May 3, 2012
|Andrew McCormick, head of T. Rowe Price's active taxable bond team and manager of the T. Rowe Price GNMA Fund.|
Bonds have had several years of strong performance as interest rates have fallen to historic lows and investors increasingly seek out securities with a yield advantage over Treasuries. But can this streak continue with interest rates at rock-bottom levels? Andrew McCormick, head of T. Rowe Price's active taxable bond team and manager of the T. Rowe Price GNMA Fund, encourages investors to keep their high yield return expectations in check and seek income from additional fixed income sectors while being mindful of Fed actions and the potential for artificially low interest rates to rise.
- High yield bonds have returned more than 5% year-to-date*—a torrid pace that is difficult to continue—but we are still investing in them.
- High yield issuers have balance sheets that are better than ever before, and their bonds are currently yielding about 600 basis points** (six percentage points) more than Treasuries.
- Bank loans, which are senior to equities and traditional fixed income securities in a company's capital structure, currently offer 5.5% to 6.0% yields.*** Due to their floating rate features, these securities will yield more if interest rates rise—a benefit for those concerned about rising rates.
- Corporate bonds in emerging markets have a better long-term growth trajectory than those in the developed world.
- CMBS have an attractive credit structure, and we are adding to our holdings as Federal Reserve sales of some holdings acquired during the 2008 financial crisis increase supply in the market.
- Corporate balance sheets are in tremendous shape, as companies have taken advantage of low interest rates in recent years to shore up their balance sheets. In contrast, balance sheets of sovereign governments in the developed world have been deteriorating.
- Corporate issuance, which was brisk over the last few years, is expected to be low this year and flat on a net basis. This has reduced the yield advantage of corporate bonds over government bonds.
- Policy actions by the Federal Reserve and other central banks can lead to market volatility, and we are always mindful of interest rate risk.
- Yields on U.S. Treasuries have been kept artificially low by Fed purchases and increased demand from risk-averse investors amid global uncertainty.
- We believe interest rates could rise modestly this year as markets begin to anticipate the reversal of the Fed's accommodative monetary policies.
- However, if inflation or economic growth picks up unexpectedly, rate hikes may occur sooner than late 2014.
- If the employment picture continues to improve, we believe the Fed would prefer to let this program of selling shorter-term Treasuries and buying longer-term Treasuries end as scheduled.
- However, the Fed is likely to assure investors that it would resume buying Treasuries in the event of weaker U.S. growth or an external shock to the economy.
** JPM Global High Yield Index STW as of 4/27: 659 bps.

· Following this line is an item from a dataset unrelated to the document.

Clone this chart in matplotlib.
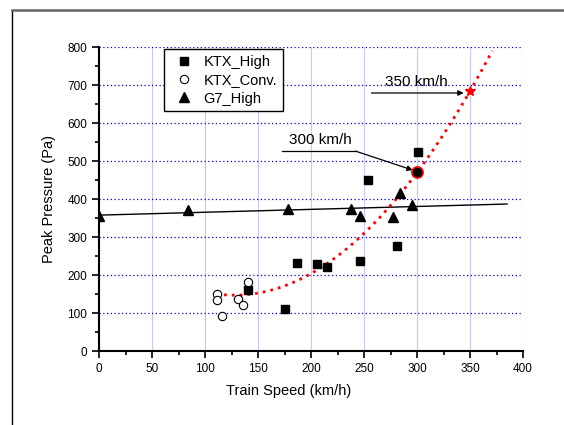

*** S&P/LSTA Leveraged Loan Index Yield as of 4/30: 6.01%
Bonds are subject to credit risk and interest rate risk. High yield bonds have a greater risk of default than higher quality bonds. Unlike many fixed-income securities, Treasury bonds are guaranteed as to the timely payment of principal and interest. Investors should note that if interest rates rise significantly from current levels, bond fund total returns are likely to decline.
The views are as of 4/25/12 and may have changed since that time. This information is provided for informational purposes only and is not intended to reflect a current or past recommendation, or investment advice of any kind.
Opinions and commentary do not take into account the investment objectives or financial situation of any particular investor or class of investor. Investors will need to consider their own circumstances before making an investment decision.